### Stated task
Return all of the data exactly as written, without the pictures.

[BEGIN Material provided]

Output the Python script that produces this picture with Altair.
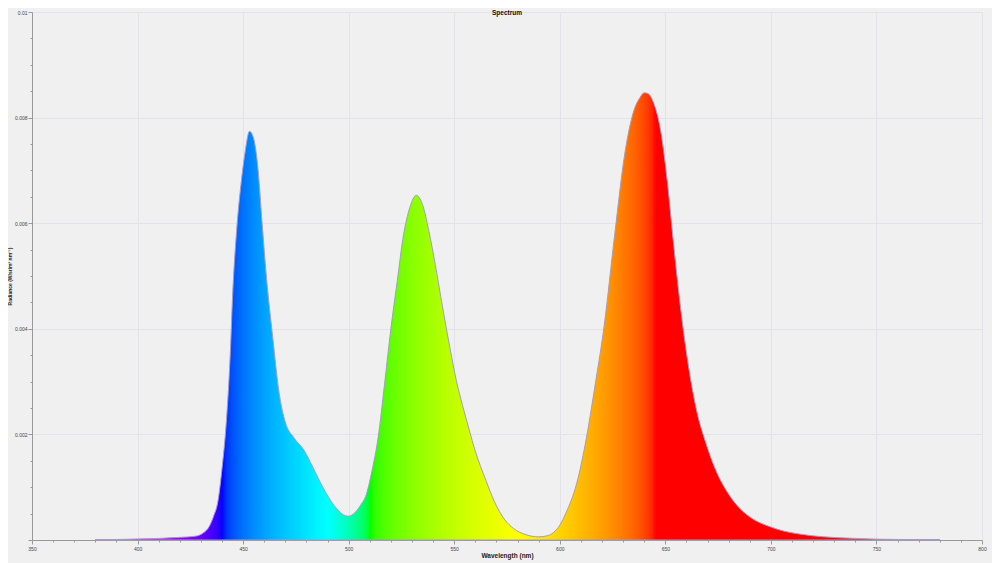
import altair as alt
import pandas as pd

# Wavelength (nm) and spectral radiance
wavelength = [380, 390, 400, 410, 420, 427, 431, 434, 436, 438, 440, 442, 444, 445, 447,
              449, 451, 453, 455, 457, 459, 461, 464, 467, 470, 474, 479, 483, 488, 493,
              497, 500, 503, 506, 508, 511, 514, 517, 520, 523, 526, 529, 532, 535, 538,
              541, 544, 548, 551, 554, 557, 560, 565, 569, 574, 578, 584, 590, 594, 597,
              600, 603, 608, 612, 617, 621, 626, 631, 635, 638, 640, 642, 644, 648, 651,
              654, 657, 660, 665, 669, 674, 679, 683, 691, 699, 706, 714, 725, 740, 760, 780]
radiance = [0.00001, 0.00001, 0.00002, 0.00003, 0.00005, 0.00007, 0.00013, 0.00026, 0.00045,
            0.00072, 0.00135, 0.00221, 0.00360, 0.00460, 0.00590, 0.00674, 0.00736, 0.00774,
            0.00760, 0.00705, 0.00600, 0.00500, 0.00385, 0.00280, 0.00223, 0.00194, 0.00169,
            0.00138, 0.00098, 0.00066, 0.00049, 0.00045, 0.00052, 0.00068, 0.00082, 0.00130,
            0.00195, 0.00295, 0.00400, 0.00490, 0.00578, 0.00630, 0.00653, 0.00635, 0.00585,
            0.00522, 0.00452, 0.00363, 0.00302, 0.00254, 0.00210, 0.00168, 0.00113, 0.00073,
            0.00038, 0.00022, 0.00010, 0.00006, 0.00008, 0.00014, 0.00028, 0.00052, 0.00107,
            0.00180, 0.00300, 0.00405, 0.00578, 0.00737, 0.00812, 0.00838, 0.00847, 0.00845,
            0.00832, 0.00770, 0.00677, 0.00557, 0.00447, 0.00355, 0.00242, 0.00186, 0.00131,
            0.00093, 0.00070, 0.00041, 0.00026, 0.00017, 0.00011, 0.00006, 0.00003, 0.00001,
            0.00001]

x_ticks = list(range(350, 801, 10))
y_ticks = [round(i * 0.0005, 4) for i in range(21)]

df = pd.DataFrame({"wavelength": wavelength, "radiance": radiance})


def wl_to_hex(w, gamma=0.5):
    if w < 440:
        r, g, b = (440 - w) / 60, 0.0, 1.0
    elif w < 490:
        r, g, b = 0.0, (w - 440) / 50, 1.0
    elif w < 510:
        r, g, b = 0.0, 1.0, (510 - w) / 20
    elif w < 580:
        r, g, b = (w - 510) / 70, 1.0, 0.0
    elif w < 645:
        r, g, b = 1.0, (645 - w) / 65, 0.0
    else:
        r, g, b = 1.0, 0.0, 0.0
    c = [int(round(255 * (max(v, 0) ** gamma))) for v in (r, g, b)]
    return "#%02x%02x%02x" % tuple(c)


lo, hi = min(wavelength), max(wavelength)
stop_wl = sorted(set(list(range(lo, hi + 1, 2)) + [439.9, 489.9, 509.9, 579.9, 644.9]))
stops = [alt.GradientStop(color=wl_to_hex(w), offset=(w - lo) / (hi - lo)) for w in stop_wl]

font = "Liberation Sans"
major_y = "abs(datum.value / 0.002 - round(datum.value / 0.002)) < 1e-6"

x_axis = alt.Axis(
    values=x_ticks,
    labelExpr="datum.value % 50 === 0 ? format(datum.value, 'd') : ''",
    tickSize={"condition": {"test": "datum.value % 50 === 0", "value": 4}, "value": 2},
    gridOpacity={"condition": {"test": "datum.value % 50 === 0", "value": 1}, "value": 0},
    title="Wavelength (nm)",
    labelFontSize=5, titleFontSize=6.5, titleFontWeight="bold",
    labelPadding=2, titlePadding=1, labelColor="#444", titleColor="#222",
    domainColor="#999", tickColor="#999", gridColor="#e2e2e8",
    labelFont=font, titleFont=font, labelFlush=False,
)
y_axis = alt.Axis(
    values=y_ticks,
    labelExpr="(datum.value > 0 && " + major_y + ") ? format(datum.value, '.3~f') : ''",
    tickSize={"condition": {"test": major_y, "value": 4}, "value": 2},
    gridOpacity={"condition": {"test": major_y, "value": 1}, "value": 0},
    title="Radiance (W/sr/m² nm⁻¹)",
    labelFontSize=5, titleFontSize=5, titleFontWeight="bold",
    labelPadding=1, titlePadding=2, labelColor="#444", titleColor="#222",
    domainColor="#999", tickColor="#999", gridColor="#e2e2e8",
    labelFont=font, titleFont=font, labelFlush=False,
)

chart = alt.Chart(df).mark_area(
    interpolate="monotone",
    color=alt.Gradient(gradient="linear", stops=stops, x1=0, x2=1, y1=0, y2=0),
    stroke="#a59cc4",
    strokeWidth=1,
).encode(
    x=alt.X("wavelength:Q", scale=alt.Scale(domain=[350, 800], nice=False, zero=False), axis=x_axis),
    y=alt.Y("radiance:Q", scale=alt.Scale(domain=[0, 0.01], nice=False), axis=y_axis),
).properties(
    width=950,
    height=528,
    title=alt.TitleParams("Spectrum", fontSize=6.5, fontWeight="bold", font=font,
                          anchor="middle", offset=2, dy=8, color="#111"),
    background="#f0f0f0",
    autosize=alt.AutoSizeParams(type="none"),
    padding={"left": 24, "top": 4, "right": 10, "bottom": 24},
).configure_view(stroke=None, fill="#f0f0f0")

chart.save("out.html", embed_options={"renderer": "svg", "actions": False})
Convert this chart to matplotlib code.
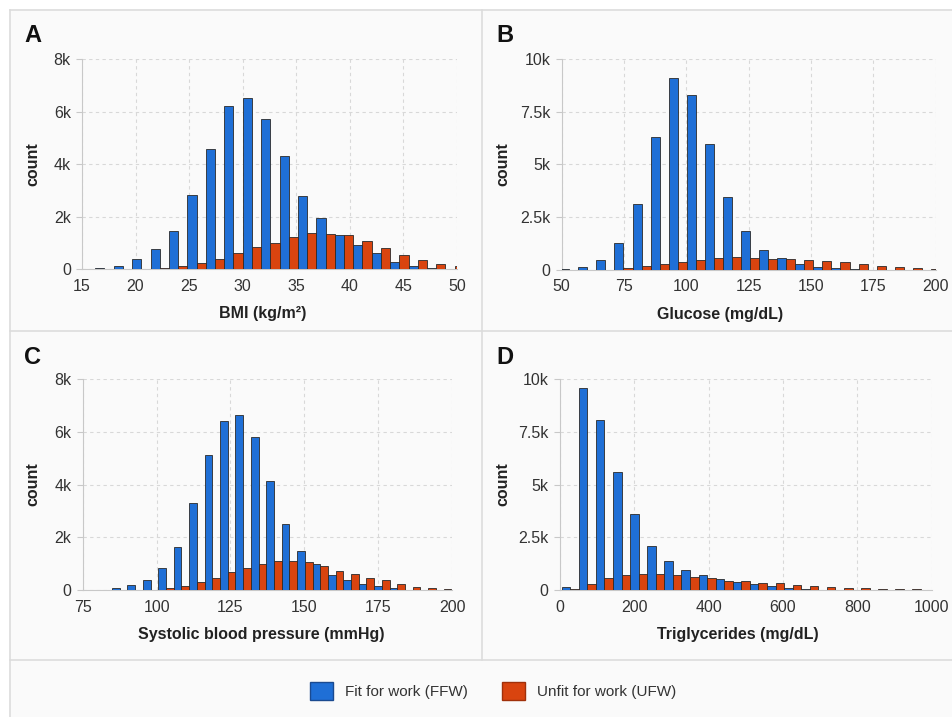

[END Material provided]

### Answer below
Output the Python script that produces this picture with Altair.
import altair as alt
import pandas as pd

# Wavelength (nm) and spectral radiance
wavelength = [380, 390, 400, 410, 420, 427, 431, 434, 436, 438, 440, 442, 444, 445, 447,
              449, 451, 453, 455, 457, 459, 461, 464, 467, 470, 474, 479, 483, 488, 493,
              497, 500, 503, 506, 508, 511, 514, 517, 520, 523, 526, 529, 532, 535, 538,
              541, 544, 548, 551, 554, 557, 560, 565, 569, 574, 578, 584, 590, 594, 597,
              600, 603, 608, 612, 617, 621, 626, 631, 635, 638, 640, 642, 644, 648, 651,
              654, 657, 660, 665, 669, 674, 679, 683, 691, 699, 706, 714, 725, 740, 760, 780]
radiance = [0.00001, 0.00001, 0.00002, 0.00003, 0.00005, 0.00007, 0.00013, 0.00026, 0.00045,
            0.00072, 0.00135, 0.00221, 0.00360, 0.00460, 0.00590, 0.00674, 0.00736, 0.00774,
            0.00760, 0.00705, 0.00600, 0.00500, 0.00385, 0.00280, 0.00223, 0.00194, 0.00169,
            0.00138, 0.00098, 0.00066, 0.00049, 0.00045, 0.00052, 0.00068, 0.00082, 0.00130,
            0.00195, 0.00295, 0.00400, 0.00490, 0.00578, 0.00630, 0.00653, 0.00635, 0.00585,
            0.00522, 0.00452, 0.00363, 0.00302, 0.00254, 0.00210, 0.00168, 0.00113, 0.00073,
            0.00038, 0.00022, 0.00010, 0.00006, 0.00008, 0.00014, 0.00028, 0.00052, 0.00107,
            0.00180, 0.00300, 0.00405, 0.00578, 0.00737, 0.00812, 0.00838, 0.00847, 0.00845,
            0.00832, 0.00770, 0.00677, 0.00557, 0.00447, 0.00355, 0.00242, 0.00186, 0.00131,
            0.00093, 0.00070, 0.00041, 0.00026, 0.00017, 0.00011, 0.00006, 0.00003, 0.00001,
            0.00001]

x_ticks = list(range(350, 801, 10))
y_ticks = [round(i * 0.0005, 4) for i in range(21)]

df = pd.DataFrame({"wavelength": wavelength, "radiance": radiance})


def wl_to_hex(w, gamma=0.5):
    if w < 440:
        r, g, b = (440 - w) / 60, 0.0, 1.0
    elif w < 490:
        r, g, b = 0.0, (w - 440) / 50, 1.0
    elif w < 510:
        r, g, b = 0.0, 1.0, (510 - w) / 20
    elif w < 580:
        r, g, b = (w - 510) / 70, 1.0, 0.0
    elif w < 645:
        r, g, b = 1.0, (645 - w) / 65, 0.0
    else:
        r, g, b = 1.0, 0.0, 0.0
    c = [int(round(255 * (max(v, 0) ** gamma))) for v in (r, g, b)]
    return "#%02x%02x%02x" % tuple(c)


lo, hi = min(wavelength), max(wavelength)
stop_wl = sorted(set(list(range(lo, hi + 1, 2)) + [439.9, 489.9, 509.9, 579.9, 644.9]))
stops = [alt.GradientStop(color=wl_to_hex(w), offset=(w - lo) / (hi - lo)) for w in stop_wl]

font = "Liberation Sans"
major_y = "abs(datum.value / 0.002 - round(datum.value / 0.002)) < 1e-6"

x_axis = alt.Axis(
    values=x_ticks,
    labelExpr="datum.value % 50 === 0 ? format(datum.value, 'd') : ''",
    tickSize={"condition": {"test": "datum.value % 50 === 0", "value": 4}, "value": 2},
    gridOpacity={"condition": {"test": "datum.value % 50 === 0", "value": 1}, "value": 0},
    title="Wavelength (nm)",
    labelFontSize=5, titleFontSize=6.5, titleFontWeight="bold",
    labelPadding=2, titlePadding=1, labelColor="#444", titleColor="#222",
    domainColor="#999", tickColor="#999", gridColor="#e2e2e8",
    labelFont=font, titleFont=font, labelFlush=False,
)
y_axis = alt.Axis(
    values=y_ticks,
    labelExpr="(datum.value > 0 && " + major_y + ") ? format(datum.value, '.3~f') : ''",
    tickSize={"condition": {"test": major_y, "value": 4}, "value": 2},
    gridOpacity={"condition": {"test": major_y, "value": 1}, "value": 0},
    title="Radiance (W/sr/m² nm⁻¹)",
    labelFontSize=5, titleFontSize=5, titleFontWeight="bold",
    labelPadding=1, titlePadding=2, labelColor="#444", titleColor="#222",
    domainColor="#999", tickColor="#999", gridColor="#e2e2e8",
    labelFont=font, titleFont=font, labelFlush=False,
)

chart = alt.Chart(df).mark_area(
    interpolate="monotone",
    color=alt.Gradient(gradient="linear", stops=stops, x1=0, x2=1, y1=0, y2=0),
    stroke="#a59cc4",
    strokeWidth=1,
).encode(
    x=alt.X("wavelength:Q", scale=alt.Scale(domain=[350, 800], nice=False, zero=False), axis=x_axis),
    y=alt.Y("radiance:Q", scale=alt.Scale(domain=[0, 0.01], nice=False), axis=y_axis),
).properties(
    width=950,
    height=528,
    title=alt.TitleParams("Spectrum", fontSize=6.5, fontWeight="bold", font=font,
                          anchor="middle", offset=2, dy=8, color="#111"),
    background="#f0f0f0",
    autosize=alt.AutoSizeParams(type="none"),
    padding={"left": 24, "top": 4, "right": 10, "bottom": 24},
).configure_view(stroke=None, fill="#f0f0f0")

chart.save("out.html", embed_options={"renderer": "svg", "actions": False})
Convert this chart to matplotlib code.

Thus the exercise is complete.